Je n’ai jamais pu penser qu’une Nation qui se respecte pouvait être si négligente par rapport à un site dont on a parlé et qu’on a chanté partout. C’est la triste réalité. La liste est longue, il y a d’autres sites qui sont comme ça. Le ‘’Tata de Yamar Mbodji’’ je crois, est complètement égratigné par les activités de la Saed. Les compagnies minières à l’échelle du territoire national détruisent ces sites, aussi bien patrimoine matériel qu’immatériel. Il n’y a pas eu d’études d’impacts, quand on a voulu construire l’autoroute à péage pour le tronçon concernant Diamniadio-Mbour. Même Dakar-Diamniadio a été complètement escamoté par l’Apix. L’aéroport Blaise Diagne est le plus grand désastre. Ils sont passés sur des vestiges du patrimoine aussi bien matériel qu’immatériel au vu et au su de tous sans aucun respect pour la législation nationale.
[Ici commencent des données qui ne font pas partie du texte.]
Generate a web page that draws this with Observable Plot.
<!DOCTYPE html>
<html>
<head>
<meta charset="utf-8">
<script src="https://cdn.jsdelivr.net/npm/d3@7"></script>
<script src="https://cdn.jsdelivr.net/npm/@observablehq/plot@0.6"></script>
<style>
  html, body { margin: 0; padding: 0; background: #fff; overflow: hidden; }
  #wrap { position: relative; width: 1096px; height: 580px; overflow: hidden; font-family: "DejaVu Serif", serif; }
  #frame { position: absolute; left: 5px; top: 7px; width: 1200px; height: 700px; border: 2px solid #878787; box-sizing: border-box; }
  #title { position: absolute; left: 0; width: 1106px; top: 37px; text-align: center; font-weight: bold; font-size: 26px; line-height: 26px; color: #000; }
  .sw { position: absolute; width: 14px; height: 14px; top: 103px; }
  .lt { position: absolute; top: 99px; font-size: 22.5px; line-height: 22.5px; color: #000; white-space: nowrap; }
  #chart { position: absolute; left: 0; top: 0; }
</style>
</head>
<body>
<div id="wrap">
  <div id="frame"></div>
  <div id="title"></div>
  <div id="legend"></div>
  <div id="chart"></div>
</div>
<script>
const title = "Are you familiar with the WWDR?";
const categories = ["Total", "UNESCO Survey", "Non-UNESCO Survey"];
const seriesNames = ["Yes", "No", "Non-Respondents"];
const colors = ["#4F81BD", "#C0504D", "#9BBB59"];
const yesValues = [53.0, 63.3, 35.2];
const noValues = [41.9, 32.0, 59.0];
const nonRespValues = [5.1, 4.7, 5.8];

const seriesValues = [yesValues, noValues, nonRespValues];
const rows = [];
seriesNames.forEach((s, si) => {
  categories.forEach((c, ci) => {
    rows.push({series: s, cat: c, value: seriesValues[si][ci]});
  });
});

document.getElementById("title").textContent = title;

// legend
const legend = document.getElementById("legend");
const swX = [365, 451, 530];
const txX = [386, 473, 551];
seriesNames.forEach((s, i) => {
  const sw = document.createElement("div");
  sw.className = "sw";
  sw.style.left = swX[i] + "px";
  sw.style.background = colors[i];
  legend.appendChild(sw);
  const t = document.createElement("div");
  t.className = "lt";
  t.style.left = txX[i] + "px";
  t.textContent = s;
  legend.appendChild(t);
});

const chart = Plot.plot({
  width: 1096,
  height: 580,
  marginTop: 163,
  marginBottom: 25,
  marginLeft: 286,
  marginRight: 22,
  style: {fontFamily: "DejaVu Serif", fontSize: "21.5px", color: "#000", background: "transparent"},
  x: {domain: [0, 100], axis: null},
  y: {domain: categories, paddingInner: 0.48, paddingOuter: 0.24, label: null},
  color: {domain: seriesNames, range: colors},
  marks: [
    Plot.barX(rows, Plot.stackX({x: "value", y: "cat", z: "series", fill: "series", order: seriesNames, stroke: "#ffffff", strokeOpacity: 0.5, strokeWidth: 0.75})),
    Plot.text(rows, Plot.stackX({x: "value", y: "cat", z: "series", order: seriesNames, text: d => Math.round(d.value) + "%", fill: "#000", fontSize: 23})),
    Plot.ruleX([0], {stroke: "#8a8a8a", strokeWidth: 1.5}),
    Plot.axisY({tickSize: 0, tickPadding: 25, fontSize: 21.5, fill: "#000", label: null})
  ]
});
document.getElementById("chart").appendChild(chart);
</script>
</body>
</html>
Pourquoi personne ne réagit ?

C’est une bonne question. Il y a eu des réactions, mais peut-être que ces réactions-là ont été étouffées. Peut-être que ceux qui ont réagi ne sont pas allés là où ils devaient aller. On se dit parfois que c’est plus simple de régler les choses en douce. Il y a certains qui crient plus fort et d’autres qui parlent plus doucement. Pour ma part, j’avoue que j’ai essayé, dans le cadre de conversations avec les autorités compétentes qui ne m’ont pas écouté et qui ont fait comme bon leur semblait. Cela m’est resté en travers de la gorge et je me dis que j’aurais dû alerter les journalistes, mais c’est trop tard.

Il y a eu des choses graves qui se sont passées. Il nous faut un plus grand engagement, un plus grand respect pour nos patrimoines. Il faut des règles et des lois. La loi de ce pays sur le patrimoine, connue sous la loi 71-12, n’a pas évolué depuis les années 1970. Les choses ont beaucoup évolué entre-temps en termes de législation, d’études d’impact, ce que les gens font pour la préservation du patrimoine et de l’environnement. Il faut sérieusement la mettre à niveau, si on veut être respecté sur le plan national et international.
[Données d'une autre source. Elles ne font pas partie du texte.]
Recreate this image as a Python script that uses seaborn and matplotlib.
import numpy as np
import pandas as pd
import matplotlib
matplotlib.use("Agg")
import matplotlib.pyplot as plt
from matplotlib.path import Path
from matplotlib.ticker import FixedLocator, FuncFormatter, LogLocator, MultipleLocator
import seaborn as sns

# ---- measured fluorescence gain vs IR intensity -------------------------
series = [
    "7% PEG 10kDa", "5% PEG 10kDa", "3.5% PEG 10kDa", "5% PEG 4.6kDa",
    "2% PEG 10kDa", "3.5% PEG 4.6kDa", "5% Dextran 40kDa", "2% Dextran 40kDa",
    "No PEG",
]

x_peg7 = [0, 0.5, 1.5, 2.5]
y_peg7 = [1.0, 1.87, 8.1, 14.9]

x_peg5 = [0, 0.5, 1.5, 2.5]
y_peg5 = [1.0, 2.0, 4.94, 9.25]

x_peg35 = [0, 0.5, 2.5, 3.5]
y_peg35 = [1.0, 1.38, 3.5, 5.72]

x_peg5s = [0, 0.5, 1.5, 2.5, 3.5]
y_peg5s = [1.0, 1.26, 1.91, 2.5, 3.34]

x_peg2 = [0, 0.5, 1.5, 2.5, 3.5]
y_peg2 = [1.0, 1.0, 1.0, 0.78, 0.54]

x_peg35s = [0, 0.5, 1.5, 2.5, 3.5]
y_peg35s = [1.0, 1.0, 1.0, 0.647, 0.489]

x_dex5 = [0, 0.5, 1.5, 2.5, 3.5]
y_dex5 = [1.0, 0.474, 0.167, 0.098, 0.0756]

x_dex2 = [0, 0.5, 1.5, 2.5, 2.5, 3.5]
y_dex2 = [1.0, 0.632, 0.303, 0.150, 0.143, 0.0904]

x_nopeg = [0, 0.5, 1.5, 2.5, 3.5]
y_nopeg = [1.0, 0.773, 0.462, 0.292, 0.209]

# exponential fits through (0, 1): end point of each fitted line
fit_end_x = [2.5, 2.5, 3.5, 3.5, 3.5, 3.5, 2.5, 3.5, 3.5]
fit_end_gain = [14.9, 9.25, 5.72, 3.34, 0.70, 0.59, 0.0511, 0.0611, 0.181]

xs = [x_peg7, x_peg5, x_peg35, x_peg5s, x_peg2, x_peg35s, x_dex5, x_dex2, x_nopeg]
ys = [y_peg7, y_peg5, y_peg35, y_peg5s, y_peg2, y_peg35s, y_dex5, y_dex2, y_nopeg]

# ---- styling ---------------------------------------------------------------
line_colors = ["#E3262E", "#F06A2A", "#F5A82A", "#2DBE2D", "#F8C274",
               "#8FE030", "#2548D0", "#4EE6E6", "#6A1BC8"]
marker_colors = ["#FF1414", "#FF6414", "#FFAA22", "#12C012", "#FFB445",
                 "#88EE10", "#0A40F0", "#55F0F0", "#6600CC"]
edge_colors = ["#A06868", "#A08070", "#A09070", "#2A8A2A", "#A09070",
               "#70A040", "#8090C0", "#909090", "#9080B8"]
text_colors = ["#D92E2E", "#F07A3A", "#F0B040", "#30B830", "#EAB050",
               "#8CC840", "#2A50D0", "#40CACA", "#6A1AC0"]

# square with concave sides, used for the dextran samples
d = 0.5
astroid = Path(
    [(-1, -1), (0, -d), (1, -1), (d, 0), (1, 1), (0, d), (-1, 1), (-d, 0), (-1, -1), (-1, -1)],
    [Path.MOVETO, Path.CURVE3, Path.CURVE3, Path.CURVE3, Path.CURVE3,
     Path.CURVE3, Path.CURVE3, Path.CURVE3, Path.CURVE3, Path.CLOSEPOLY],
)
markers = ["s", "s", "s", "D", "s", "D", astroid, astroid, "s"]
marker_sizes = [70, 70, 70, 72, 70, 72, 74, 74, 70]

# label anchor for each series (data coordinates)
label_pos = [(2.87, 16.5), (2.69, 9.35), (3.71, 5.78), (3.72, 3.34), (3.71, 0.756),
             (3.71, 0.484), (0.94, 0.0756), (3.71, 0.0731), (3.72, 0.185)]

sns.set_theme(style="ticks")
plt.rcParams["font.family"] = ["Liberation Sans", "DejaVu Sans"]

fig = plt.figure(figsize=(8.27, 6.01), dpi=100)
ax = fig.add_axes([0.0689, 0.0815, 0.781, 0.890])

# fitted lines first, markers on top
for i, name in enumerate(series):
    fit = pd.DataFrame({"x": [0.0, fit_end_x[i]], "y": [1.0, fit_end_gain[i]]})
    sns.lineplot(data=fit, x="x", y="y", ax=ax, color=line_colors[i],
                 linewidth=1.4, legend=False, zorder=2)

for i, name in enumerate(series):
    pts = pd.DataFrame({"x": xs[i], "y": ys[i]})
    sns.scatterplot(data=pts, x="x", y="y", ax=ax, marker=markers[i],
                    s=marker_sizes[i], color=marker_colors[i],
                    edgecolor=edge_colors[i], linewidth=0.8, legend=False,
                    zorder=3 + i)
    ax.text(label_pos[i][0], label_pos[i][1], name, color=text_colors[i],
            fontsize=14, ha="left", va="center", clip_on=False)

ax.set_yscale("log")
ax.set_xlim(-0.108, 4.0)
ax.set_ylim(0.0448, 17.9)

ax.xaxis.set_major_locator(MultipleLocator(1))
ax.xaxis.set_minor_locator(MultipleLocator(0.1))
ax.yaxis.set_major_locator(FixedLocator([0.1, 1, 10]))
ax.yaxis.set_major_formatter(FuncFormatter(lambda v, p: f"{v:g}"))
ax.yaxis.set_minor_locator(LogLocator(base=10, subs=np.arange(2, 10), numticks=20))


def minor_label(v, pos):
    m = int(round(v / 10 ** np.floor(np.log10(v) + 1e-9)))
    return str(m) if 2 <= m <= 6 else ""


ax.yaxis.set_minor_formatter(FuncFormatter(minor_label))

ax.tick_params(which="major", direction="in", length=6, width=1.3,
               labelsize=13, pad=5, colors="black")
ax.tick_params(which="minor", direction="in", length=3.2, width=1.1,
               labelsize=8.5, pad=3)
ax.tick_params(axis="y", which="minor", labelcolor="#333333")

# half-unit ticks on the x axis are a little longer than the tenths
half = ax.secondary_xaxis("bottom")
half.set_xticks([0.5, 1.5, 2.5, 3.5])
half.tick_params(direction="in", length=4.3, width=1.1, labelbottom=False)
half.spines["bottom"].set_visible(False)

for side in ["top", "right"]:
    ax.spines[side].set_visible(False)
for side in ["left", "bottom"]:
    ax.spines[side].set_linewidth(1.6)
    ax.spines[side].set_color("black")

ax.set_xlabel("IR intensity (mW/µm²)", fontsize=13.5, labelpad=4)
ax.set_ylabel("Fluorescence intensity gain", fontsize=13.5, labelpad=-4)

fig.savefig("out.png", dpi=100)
Des sites, figurant sur la liste du patrimoine classé par l’Unesco, peuvent-ils faire l’objet de déclassement ?

Oui, si l’Etat-partie ne joue pas son rôle et que les sites ne respectent pas les lois et règlements. S’ils se dégradent au point de perdre leur valeur universelle exceptionnelle. Il faut que cette dernière soit entretenue, respectée et rehaussée constamment. Si l’Etat-partie n’est pas en mesure de faire cela, l’Unesco peut décider de retirer un site.

Quelles peuvent en être les conséquences pour le pays concerné ?

Le Sénégal a eu un peu de succès récemment. Mais il est très mitigé. Les autorités de la direction du patrimoine se sont investies pour avoir des sites listés, mais il n’y a pas eu de suivi après. Il y a toute une série d’engagements qui accompagnent le fait d’avoir un site listé. Ce qui fait que, si l’Unesco vérifiait de près et de manière constante, cela pourrait être un désastre pour beaucoup de pays. Pour le cas du Sénégal, les engagements ne sont pas respectés, parce qu’en réalité, l’un des aspects fondamentaux pour l’Unesco est que l’Etat-partie doit tout faire pour que les populations puissent jouir de ce patrimoine. Que cela ait un impact positif dans leur existence quotidienne.